As shown in Table 3, most methods struggle here. While performance is decent for easier tasks like Classification (CLS) and NLI, it drops significantly for QA and Summarization. The authors note that models develop strong token biases. For instance, if a model sees Spanish only in the context of NLI, it struggles to generate Spanish summaries because its “Spanish representation” is overfitted to the NLI format. This remains an open challenge for the field.

Conclusion

The paper TL-CL tackles a realistic and messy problem: how to keep updating NLP models as they expand into new markets (languages) and new product features (tasks).

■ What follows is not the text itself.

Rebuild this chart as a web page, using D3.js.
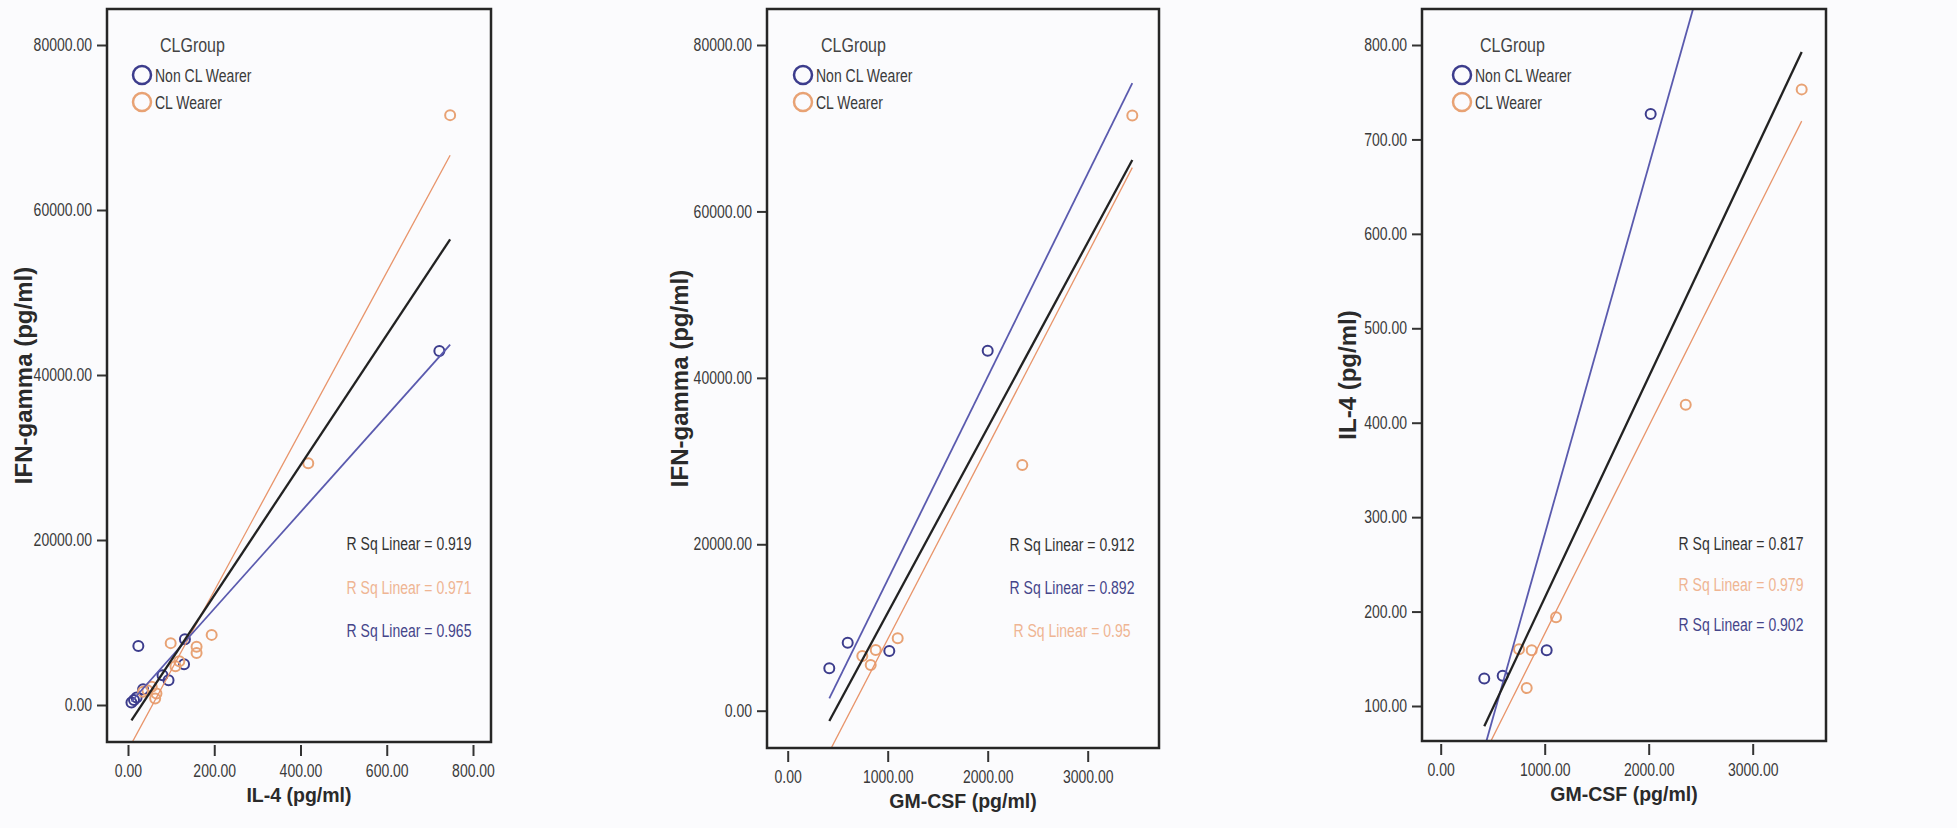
<!DOCTYPE html>
<html><head><meta charset="utf-8">
<script src="https://cdnjs.cloudflare.com/ajax/libs/d3/7.8.5/d3.min.js"></script>
<style>html,body{margin:0;padding:0;background:#fbfbfd;} svg{display:block;}</style>
</head><body><svg id="c" width="1957" height="828"></svg>
<script>
// ---------- data ----------
const groups = ["Non CL Wearer", "CL Wearer"];
const legendTitle = "CLGroup";

// Panel 1: IL-4 (x) vs IFN-gamma (y)
const p1NonCL = [[8,300],[14,600],[20,900],[24,7150],[35,1900],[80,3600],[94,3000],[130,4950],[132,7960],[722,42900]];
const p1CL = [[35,1600],[45,1800],[55,2200],[63,800],[66,1400],[99,7500],[110,4700],[119,5300],[159,6300],[159,7050],[194,8500],[418,29300],[747,71500]];
// Panel 2: GM-CSF (x) vs IFN-gamma (y)
const p2NonCL = [[416,5100],[600,8170],[1016,7180],[2000,43270]];
const p2CL = [[746,6570],[830,5490],[880,7300],[1100,8700],[2346,29530],[3446,71520]];
// Panel 3: GM-CSF (x) vs IL-4 (y)
const p3NonCL = [[419,129],[596,132],[1019,159],[2019,727]];
const p3CL = [[753,160],[827,119],[875,159],[1109,194],[2356,419],[3471,753]];

const p1XTicks = [0,200,400,600,800];
const p1YTicks = [0,20000,40000,60000,80000];
const p2XTicks = [0,1000,2000,3000];
const p2YTicks = [0,20000,40000,60000,80000];
const p3XTicks = [0,1000,2000,3000];
const p3YTicks = [100,200,300,400,500,600,700,800];

const p1Titles = ["IL-4 (pg/ml)", "IFN-gamma (pg/ml)"];
const p2Titles = ["GM-CSF (pg/ml)", "IFN-gamma (pg/ml)"];
const p3Titles = ["GM-CSF (pg/ml)", "IL-4 (pg/ml)"];

const p1Rsq = ["R Sq Linear = 0.919","R Sq Linear = 0.971","R Sq Linear = 0.965"];
const p1RsqKey = ["total","cl","non"];
const p2Rsq = ["R Sq Linear = 0.912","R Sq Linear = 0.892","R Sq Linear = 0.95"];
const p2RsqKey = ["total","non","cl"];
const p3Rsq = ["R Sq Linear = 0.817","R Sq Linear = 0.979","R Sq Linear = 0.902"];
const p3RsqKey = ["total","cl","non"];

// ---------- style ----------
const FONT = "'Liberation Sans', Arial, sans-serif";
const col = {
  non: "#3c3c8c", cl: "#e8a274", total: "#222222",
  nonLine: "#5a5aae", clLine: "#e8946a",
  nonText: "#45458a", clText: "#efb593", totalText: "#333333"
};

const svg = d3.select("#c");

const panels = [
  {id:1, non:p1NonCL, cl:p1CL, xTicks:p1XTicks, yTicks:p1YTicks, titles:p1Titles, rsq:p1Rsq, rsqKey:p1RsqKey,
   frame:{l:107,r:491,t:9,b:742}, xCal:[0,800], xPix:[128,473], yCal:[0,80000], yPix:[705,45],
   yTitleX:23, legDx:35, rsqDx:82, rsqY:550, rsqStep:43.5},
  {id:2, non:p2NonCL, cl:p2CL, xTicks:p2XTicks, yTicks:p2YTicks, titles:p2Titles, rsq:p2Rsq, rsqKey:p2RsqKey,
   frame:{l:767,r:1159,t:9,b:748}, xCal:[0,3000], xPix:[787.7,1087.7], yCal:[0,80000], yPix:[710.7,45],
   yTitleX:679, legDx:36, rsqDx:87, rsqY:551, rsqStep:43},
  {id:3, non:p3NonCL, cl:p3CL, xTicks:p3XTicks, yTicks:p3YTicks, titles:p3Titles, rsq:p3Rsq, rsqKey:p3RsqKey,
   frame:{l:1422,r:1826,t:9,b:741}, xCal:[0,3000], xPix:[1440.7,1752.7], yCal:[100,800], yPix:[706,45],
   yTitleX:1347, legDx:40, rsqDx:85, rsqY:550, rsqStep:40.5}
];

function fit(pts){
  const n = pts.length;
  const mx = d3.mean(pts, d=>d[0]), my = d3.mean(pts, d=>d[1]);
  let sxy=0, sxx=0;
  pts.forEach(d=>{ sxy += (d[0]-mx)*(d[1]-my); sxx += (d[0]-mx)*(d[0]-mx); });
  const b = sxy/sxx;
  return {b, a: my - b*mx};
}

const condensed = [];

panels.forEach(cfg => {
  const f = cfg.frame;
  const g = svg.append("g");
  const x = d3.scaleLinear().domain(cfg.xCal).range(cfg.xPix);
  const y = d3.scaleLinear().domain(cfg.yCal).range(cfg.yPix);
  const clipId = "clip" + cfg.id;
  svg.append("clipPath").attr("id", clipId).append("rect")
    .attr("x", f.l).attr("y", f.t).attr("width", f.r - f.l).attr("height", f.b - f.t);

  // x axis
  const gx = g.append("g").attr("transform", `translate(0,${f.b})`)
    .call(d3.axisBottom(x).tickValues(cfg.xTicks).tickFormat(d3.format(".2f")).tickSizeOuter(0).tickSizeInner(14));
  gx.select(".domain").remove();
  gx.selectAll(".tick line").attr("y1", 3).attr("y2", 14).attr("stroke", "#333").attr("stroke-width", 2);
  gx.selectAll(".tick text").attr("y", 35).attr("dy", null)
    .attr("fill", "#3a3a3a").style("font-family", FONT).style("font-size", "17.5px");
  condensed.push(gx.selectAll(".tick text"));

  // y axis
  const gy = g.append("g").attr("transform", `translate(${f.l},0)`)
    .call(d3.axisLeft(y).tickValues(cfg.yTicks).tickFormat(d3.format(".2f")).tickSizeOuter(0).tickSizeInner(10).tickPadding(5));
  gy.select(".domain").remove();
  gy.selectAll(".tick line").attr("stroke", "#333").attr("stroke-width", 2);
  gy.selectAll(".tick text").attr("fill", "#3a3a3a").style("font-family", FONT).style("font-size", "17.5px");
  condensed.push(gy.selectAll(".tick text"));

  // points
  const pg = g.append("g").attr("clip-path", `url(#${clipId})`);
  [["non", cfg.non], ["cl", cfg.cl]].forEach(([k, pts]) => {
    pg.selectAll(null).data(pts).enter().append("circle")
      .attr("cx", d => x(d[0])).attr("cy", d => y(d[1])).attr("r", 5)
      .attr("fill", "none").attr("stroke", col[k]).attr("stroke-width", 2);
  });

  // fit lines
  const all = cfg.non.concat(cfg.cl);
  const xr = d3.extent(all, d => d[0]);
  const fits = [
    {k:"cl", pts:cfg.cl, color:col.clLine, w:1.3},
    {k:"non", pts:cfg.non, color:col.nonLine, w:1.8},
    {k:"total", pts:all, color:col.total, w:2.3}
  ];
  fits.forEach(fo => {
    const {a, b} = fit(fo.pts);
    pg.append("line")
      .attr("x1", x(xr[0])).attr("y1", y(a + b*xr[0]))
      .attr("x2", x(xr[1])).attr("y2", y(a + b*xr[1]))
      .attr("stroke", fo.color).attr("stroke-width", fo.w);
  });

  // frame
  g.append("rect").attr("x", f.l).attr("y", f.t).attr("width", f.r - f.l).attr("height", f.b - f.t)
    .attr("fill", "none").attr("stroke", "#262626").attr("stroke-width", 2.5);

  // legend
  const lx = f.l + cfg.legDx;
  const lt = g.append("text").attr("x", lx + 18).attr("y", 52).text(legendTitle)
    .attr("fill", "#444").style("font-family", FONT).style("font-size", "20px");
  condensed.push(lt);
  groups.forEach((name, i) => {
    const cy = 75 + i*27;
    g.append("circle").attr("cx", lx).attr("cy", cy).attr("r", 9)
      .attr("fill", "none").attr("stroke", i === 0 ? col.non : col.cl).attr("stroke-width", 2.5);
    const t = g.append("text").attr("x", lx + 13).attr("y", cy + 6.5).text(name)
      .attr("fill", "#3a3a3a").style("font-family", FONT).style("font-size", "17.5px");
    condensed.push(t);
  });

  // R sq labels
  const rcx = f.r - cfg.rsqDx;
  cfg.rsq.forEach((s, i) => {
    const k = cfg.rsqKey[i];
    const t = g.append("text").attr("x", rcx).attr("y", cfg.rsqY + i*cfg.rsqStep).attr("text-anchor", "middle")
      .text(s).attr("fill", k === "total" ? col.totalText : (k === "cl" ? col.clText : col.nonText))
      .style("font-family", FONT).style("font-size", "17.5px");
    condensed.push(t);
  });

  // axis titles
  g.append("text").attr("x", (f.l + f.r)/2).attr("y", f.b + 60).attr("text-anchor", "middle")
    .text(cfg.titles[0]).attr("fill", "#2a2a2a")
    .style("font-family", FONT).style("font-size", "19.5px").style("font-weight", "bold");
  g.append("text").attr("transform", `translate(${cfg.yTitleX + 8.5},${(f.t + f.b)/2}) rotate(-90)`)
    .attr("text-anchor", "middle").text(cfg.titles[1]).attr("fill", "#2a2a2a")
    .style("font-family", FONT).style("font-size", "24px").style("font-weight", "bold");
});

// horizontally condense regular text (narrow face)
condensed.forEach(sel => sel.each(function(){
  const L = this.getComputedTextLength();
  d3.select(this).attr("textLength", (L*0.8).toFixed(1)).attr("lengthAdjust", "spacingAndGlyphs");
}));
</script></body></html>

The proposed solution, TLSA, offers an elegant architectural fix. By treating “Task” and “Language” as separate, modular components, we can:

  1. Reduce Memory Growth: From polynomial to linear complexity.
  2. Enable Transfer: Leveraging English QA knowledge to improve Hindi QA.
  3. Prevent Forgetting: Using EWC to protect these modular components.

For students and practitioners, TLSA represents a shift in how we think about modularity in Deep Learning. It suggests that instead of training one giant “black box,” decomposing neural networks into semantic components (like “Language” blocks and “Task” blocks) is the key to building scalable, lifelong learning systems.

While Experience Replay remains a brute-force champion, TLSA proves that with smart architecture, we can achieve comparable stability without the heavy baggage of historical data.